Все, даже российские коммунисты, нахлебавшись всевластия КПСС и споров на тему шестой статьи Конституции СССР
[23], выступали за многопартийность.
За прошедшие десятилетия все были по уши сыты одной идеологией. А потому у нас появилась статья тринадцатая, которая гласила, что у нас должно быть идеологическое многообразие и никакая идеология не может устанавливаться в качестве государственной или обязательной для всех. То есть все были согласны, что государственная идеология запрещена и что это не предмет конституционного регулирования.
Вопрос о частной собственности тоже к тому времени перестал быть дискуссионным. Конечно, оставались нерешенными более тонкие, практические вопросы — о собственности на землю, о формах приватизации, — но положение о том, что собственность в новой России может быть как частной, так и государственной, уже не являлось предметом спора.
Полное согласие было по формулировке, что Россия — это светское государство. Никто даже и не думал, что страна должна стать православным, теократическим или атеистическим государством. Именно — светским, где церковь отделена от государства, нет обязательной религии, но есть свобода вероисповедания, как и право быть атеистом.

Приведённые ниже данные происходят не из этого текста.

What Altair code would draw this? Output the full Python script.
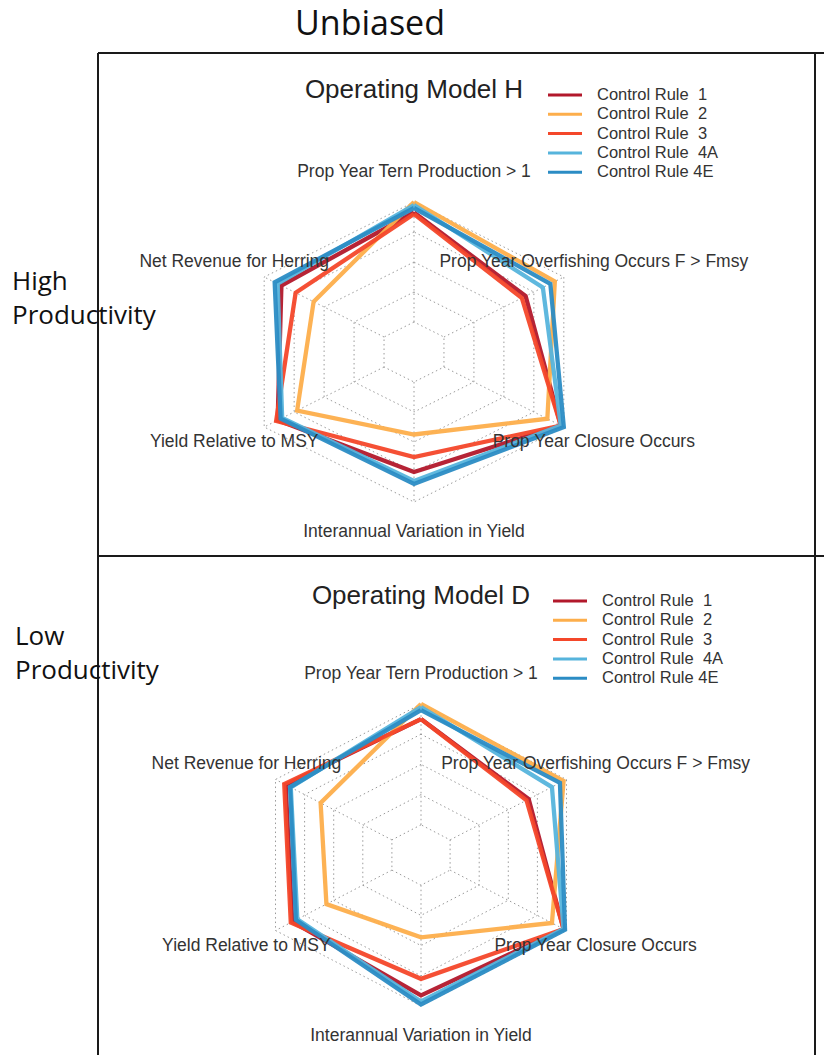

И еще одну позицию мы записали на этот лист (правда, исключительно по настоянию Сергея Сергеевича, за что я перед ним снимаю шляпу) — это формулировка: «Российская Федерация — социальное государство». Я, нужно сказать, тогда яростно возражал Алексееву, все твердил, что «это не юридическая, не конституционная терминология». А он мне в ответ: «Сергей, мы выходим из коммунизма, мы живем с теми людьми, которые нашу страну создавали, живут в ней. И сейчас не сказать о том, что социальный характер хотя бы как цель является ориентиром для всего государства, будет нашей с тобой огромной ошибкой».
Поэтому и появилась седьмая статья Конституции РФ, установившая социальный характер нашего государства.
Кстати, впоследствии именно она стала любимой статьей конституционных судей, потому что всегда позволяла, будь то дело чернобыльцев или дела, связанные с какими-нибудь другими социальными выплатами, пенсиями, пособиями, трактовать ситуацию через эту самую седьмую статью: да, рыночная экономика, да, частная собственность, но государство также имеет конституционную обязанность сохранять социальный мир и выполнять обязательства социального характера.
Все эти вещи были абсолютно понятны, общеприняты и стали первой точкой для «наращивания согласия» между всеми политическими силами. Но я горжусь тем, что мы с Сергеем Сергеевичем придумали изложить эти «заповеди» в первом разделе Конституции под названием «Основы конституционного строя». Причем защитили этот раздел так, что изменить его можно только путем референдума или путем созыва специального Конституционного собрания.